Por isso, concebo o objetivo da estética em geral e a unidade interna dos seus objetivos particulares da seguinte maneira: no domínio dos fatos estéticos não se trata apenas duma espécie particular de fenômenos conscientes, como sustenta a estética psicológica, mas duma atitude «sui generis» do homem para com o mundo, que deve ser examinada pela estética científica sob o seu aspecto objetivo e subjetivo e cuja natureza específica é mister separar e distinguir da atitude cognitiva, prática e moral do homem, mediante determinados caracteres.
Daqui se deduz facilmente como, por meio desta simples fórmula, a aparente heterogeneidade dos domínios estéticos desaparece completamente e se estabelece a sua unidade.
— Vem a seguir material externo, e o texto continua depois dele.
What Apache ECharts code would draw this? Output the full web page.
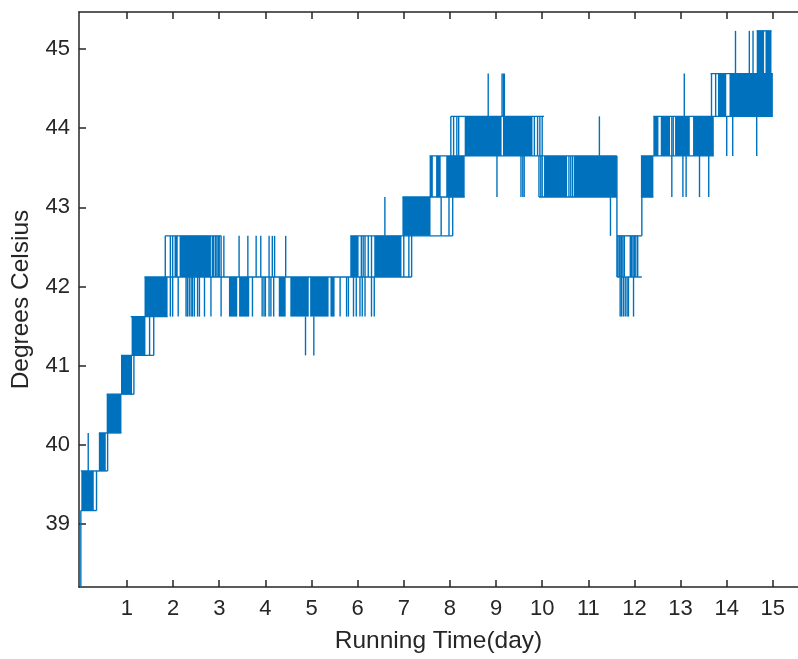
<!DOCTYPE html>
<html>
<head>
<meta charset="utf-8">
<script src="https://cdn.jsdelivr.net/npm/echarts@6/dist/echarts.min.js"></script>
<style>
  html, body { margin: 0; padding: 0; background: #fff; }
  #chart { width: 798px; height: 659px; }
</style>
</head>
<body>
<div id="chart"></div>
<script>
const xTicks = [1, 2, 3, 4, 5, 6, 7, 8, 9, 10, 11, 12, 13, 14, 15]
const yTicks = [39, 40, 41, 42, 43, 44, 45]

// stretches where the reading flips back and forth so fast it reads as solid: [tStart, tEnd, low, high]
const denseBlocks = [
  [0.01, 0.28, 39.17, 39.67],
  [0.39, 0.54, 39.67, 40.15],
  [0.56, 0.88, 40.15, 40.64],
  [0.87, 1.11, 40.64, 41.13],
  [1.10, 1.40, 41.13, 41.62],
  [1.38, 1.88, 41.62, 42.12],
  [2.03, 2.10, 42.12, 42.64],
  [2.14, 2.82, 42.12, 42.64],
  [3.21, 3.39, 41.62, 42.12],
  [3.43, 3.65, 41.62, 42.12],
  [4.29, 4.44, 41.62, 42.12],
  [4.54, 4.94, 41.62, 42.12],
  [4.97, 5.37, 41.62, 42.12],
  [5.41, 5.50, 41.62, 42.12],
  [5.84, 6.02, 42.12, 42.64],
  [6.36, 6.95, 42.12, 42.64],
  [6.97, 7.58, 42.64, 43.13],
  [7.56, 7.63, 43.13, 43.65],
  [7.70, 7.80, 43.13, 43.65],
  [7.92, 8.32, 43.13, 43.65],
  [8.32, 9.12, 43.65, 44.15],
  [9.15, 9.79, 43.65, 44.15],
  [10.04, 10.54, 43.13, 43.65],
  [10.69, 11.62, 43.13, 43.65],
  [12.14, 12.41, 43.13, 43.65],
  [12.41, 12.52, 43.65, 44.15],
  [12.57, 12.77, 43.65, 44.15],
  [12.88, 13.20, 43.65, 44.15],
  [13.27, 13.72, 43.65, 44.15],
  [13.81, 13.99, 44.15, 44.69],
  [14.06, 15.00, 44.15, 44.69],
  [14.65, 14.81, 44.69, 45.23],
  [14.84, 14.97, 44.69, 45.23]
]

// single jumps between two levels: [t, low, high]
const swings = [
  [0.00, 38.20, 39.17],
  [0.16, 39.67, 40.15], [0.34, 39.17, 39.67], [0.58, 39.67, 40.15],
  [1.15, 40.64, 41.13], [1.49, 41.13, 41.62], [1.58, 41.13, 41.62],
  [1.94, 41.62, 42.12], [1.99, 41.62, 42.12], [2.11, 41.62, 42.12], [2.28, 41.62, 42.12],
  [2.31, 41.62, 42.12], [2.35, 41.62, 42.12], [2.39, 41.62, 42.12], [2.42, 41.62, 42.12],
  [2.46, 41.62, 42.12], [2.53, 41.62, 42.12], [2.57, 41.62, 42.12], [2.68, 41.62, 42.12],
  [2.82, 41.62, 42.12], [3.04, 41.62, 42.12],
  [3.72, 41.62, 42.12], [3.93, 41.62, 42.12], [3.97, 41.62, 42.12], [4.00, 41.62, 42.12],
  [4.08, 41.62, 42.12], [4.12, 41.62, 42.12], [4.18, 41.62, 42.12], [5.62, 41.62, 42.12],
  [5.76, 41.62, 42.12], [5.80, 41.62, 42.12], [5.91, 41.62, 42.12], [5.97, 41.62, 42.12],
  [6.05, 41.62, 42.12], [6.10, 41.62, 42.12], [6.16, 41.62, 42.12], [6.30, 41.62, 42.12],
  [6.36, 41.62, 42.12],
  [4.87, 41.13, 41.62], [5.05, 41.13, 41.62],
  [1.83, 42.12, 42.64], [1.94, 42.12, 42.64], [1.99, 42.12, 42.64], [2.85, 42.12, 42.64],
  [2.88, 42.12, 42.64], [2.92, 42.12, 42.64], [2.95, 42.12, 42.64], [2.98, 42.12, 42.64],
  [3.00, 42.12, 42.64], [3.04, 42.12, 42.64],
  [3.10, 42.12, 42.64], [3.43, 42.12, 42.64], [3.62, 42.12, 42.64], [3.80, 42.12, 42.64],
  [3.90, 42.12, 42.64], [4.08, 42.12, 42.64], [4.15, 42.12, 42.64], [4.20, 42.12, 42.64],
  [4.44, 42.12, 42.64], [6.08, 42.12, 42.64], [6.12, 42.12, 42.64], [6.16, 42.12, 42.64],
  [6.23, 42.12, 42.64], [6.30, 42.12, 42.64],
  [6.59, 42.64, 43.13],
  [7.00, 42.12, 42.64], [7.11, 42.12, 42.64], [7.17, 42.12, 42.64],
  [7.81, 42.64, 43.13], [7.98, 42.64, 43.13], [8.06, 42.64, 43.13],
  [8.02, 43.65, 44.15], [8.08, 43.65, 44.15], [8.15, 43.65, 44.15], [8.19, 43.65, 44.15],
  [9.83, 43.65, 44.15], [9.90, 43.65, 44.15], [9.95, 43.65, 44.15], [10.00, 43.65, 44.15],
  [8.83, 44.15, 44.69], [9.13, 44.15, 44.69], [9.16, 44.15, 44.69], [9.18, 44.15, 44.69],
  [9.02, 43.13, 43.65], [9.54, 43.13, 43.65], [9.58, 43.13, 43.65], [9.61, 43.13, 43.65],
  [9.93, 43.13, 43.65], [9.97, 43.13, 43.65], [10.00, 43.13, 43.65], [10.58, 43.13, 43.65],
  [10.62, 43.13, 43.65], [10.66, 43.13, 43.65],
  [11.24, 43.65, 44.15], [11.48, 42.64, 43.13], [11.62, 42.12, 43.65],
  [11.64, 42.12, 42.64], [11.67, 42.12, 42.64], [11.69, 42.12, 42.64], [11.72, 42.12, 42.64],
  [11.75, 42.12, 42.64], [11.78, 42.12, 42.64], [11.91, 42.12, 42.64], [11.94, 42.12, 42.64],
  [11.97, 42.12, 42.64], [12.00, 42.12, 42.64], [12.03, 42.12, 42.64], [12.07, 42.12, 42.64],
  [11.69, 41.62, 42.12], [11.72, 41.62, 42.12], [11.76, 41.62, 42.12], [11.80, 41.62, 42.12],
  [11.84, 41.62, 42.12], [11.87, 41.62, 42.12], [11.98, 41.62, 42.12],
  [12.16, 42.64, 43.13],
  [12.81, 43.13, 43.65], [13.05, 43.13, 43.65], [13.12, 43.13, 43.65], [13.41, 43.13, 43.65],
  [13.61, 43.13, 43.65],
  [12.81, 43.65, 44.15], [12.84, 43.65, 44.15],
  [13.08, 44.15, 44.69], [13.67, 44.15, 44.69], [13.76, 44.15, 44.69],
  [14.00, 43.65, 44.15], [14.13, 43.65, 44.15], [14.65, 43.65, 44.15],
  [14.19, 44.69, 45.23], [14.49, 44.69, 45.23], [14.57, 44.69, 45.23]
]

// level held over a stretch of time: [tStart, tEnd, level]
const holds = [
  [0.00, 0.34, 39.17],
  [0.00, 0.58, 39.67],
  [0.39, 0.88, 40.15],
  [0.56, 1.15, 40.64],
  [0.87, 1.58, 41.13],
  [1.08, 1.88, 41.62],
  [1.38, 7.17, 42.12],
  [1.83, 3.04, 42.64],
  [5.84, 8.06, 42.64],
  [6.97, 8.32, 43.13],
  [7.56, 11.62, 43.65],
  [8.02, 10.04, 44.15],
  [9.93, 11.62, 43.13],
  [11.62, 12.16, 42.64],
  [11.62, 12.16, 42.12],
  [12.14, 12.41, 43.13],
  [12.14, 13.72, 43.65],
  [12.41, 15.00, 44.15],
  [13.65, 15.00, 44.69],
  [14.65, 14.97, 45.23]
]

const blue = '#0072BD'
const ink = '#262626'
const font = '"Liberation Sans", Arial, sans-serif'

function blockItem(params, api) {
  const a = api.coord([api.value(0), api.value(3)])
  const b = api.coord([api.value(1), api.value(2)])
  return {
    type: 'rect',
    shape: { x: a[0], y: a[1], width: Math.max(b[0] - a[0], 1), height: b[1] - a[1] },
    style: { fill: blue }
  }
}

function swingItem(params, api) {
  const a = api.coord([api.value(0), api.value(1)])
  const b = api.coord([api.value(0), api.value(2)])
  return {
    type: 'line',
    shape: { x1: a[0], y1: a[1], x2: b[0], y2: b[1] },
    style: { stroke: blue, lineWidth: 1.4 }
  }
}

function holdItem(params, api) {
  const a = api.coord([api.value(0), api.value(2)])
  const b = api.coord([api.value(1), api.value(2)])
  return {
    type: 'line',
    shape: { x1: a[0], y1: a[1], x2: b[0], y2: b[1] },
    style: { stroke: blue, lineWidth: 1.4 }
  }
}

const axisLine = { show: true, onZero: false, lineStyle: { color: ink, width: 1.5 } }
const tickStyle = { color: ink, width: 1.5 }

const chart = echarts.init(document.getElementById('chart'))
chart.setOption({
  animation: false,
  backgroundColor: '#fff',
  grid: { left: 79, top: 12, right: -4, bottom: 72 },
  xAxis: [
    {
      type: 'value', position: 'bottom', min: -0.04, max: 15.545,
      axisLine: axisLine,
      axisTick: { inside: true, length: 7, customValues: xTicks, lineStyle: tickStyle },
      axisLabel: { customValues: xTicks, color: ink, fontSize: 22, fontFamily: font, margin: 11 },
      splitLine: { show: false },
      name: 'Running Time(day)', nameLocation: 'middle', nameGap: 42,
      nameTextStyle: { color: ink, fontSize: 24.5, fontFamily: font }
    },
    {
      type: 'value', position: 'top', min: -0.04, max: 15.545,
      axisLine: axisLine,
      axisTick: { inside: true, length: 7, customValues: xTicks, lineStyle: tickStyle },
      axisLabel: { show: false },
      splitLine: { show: false }
    }
  ],
  yAxis: {
    type: 'value', min: 38.204, max: 45.468,
    axisLine: axisLine,
    axisTick: { inside: true, length: 7, customValues: yTicks, lineStyle: tickStyle },
    axisLabel: { customValues: yTicks, color: ink, fontSize: 22, fontFamily: font, margin: 9 },
    splitLine: { show: false },
    name: 'Degrees Celsius', nameLocation: 'middle', nameGap: 45,
    nameTextStyle: { color: ink, fontSize: 24.5, fontFamily: font }
  },
  series: [
    { type: 'custom', silent: true, data: denseBlocks, renderItem: blockItem, encode: { x: [0, 1], y: [2, 3] } },
    { type: 'custom', silent: true, data: holds, renderItem: holdItem, encode: { x: [0, 1], y: 2 } },
    { type: 'custom', silent: true, data: swings, renderItem: swingItem, encode: { x: 0, y: [1, 2] } }
  ]
})
</script>
</body>
</html>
Com efeito: olhando do nosso ponto de vista, o domínio estético a investigar em primeiro lugar é a atitude do homem na emoção e apreciação estética; o segundo objeto da estética é a atitude produtiva ou representativa e criadora do artista e do diletante; o terceiro domínio abrange então os diversos produtos ou «obras» da criação artística, que se agrupam em determinados domínios da representação e criação estética segundo a unidade do seu objetivo e dos seus meios (o mundo da arte, das artes e as diversas obras de arte). As obras de arte também são, por sua vez, objetos de apreciação e emoção estética e devem, portanto, ser examinados sob um duplo aspecto: como produtos da criação artística e como objetos de apreciação e emoção estética.
O quarto domínio é a atitude estética em relação a todas as condições externas e internas da nossa existência, ou a extensão da atitude estética a essas condições vitais (a cultura estética).
0 sistema completo de investigações estéticas que resulta desta concepção forma o tronco duma estética empírica com os seus diversos ramos.
Pode-se todavia questionar se, a par desta estética empírica, não será possível construir ainda uma estética filosófica, no sentido dum sistema de juízos e noções estéticas, ou até mesmo uma metafísica do belo? Deixamos essa questão por solucionar; mas, se uma estética filosófica é possível, ela só se poderá construir sobre os alicerces duma estética empírica.
E. Meumann, A Estética Contemporânea, trad. do Dr. Feliciano dos Santos, pp. 63-67.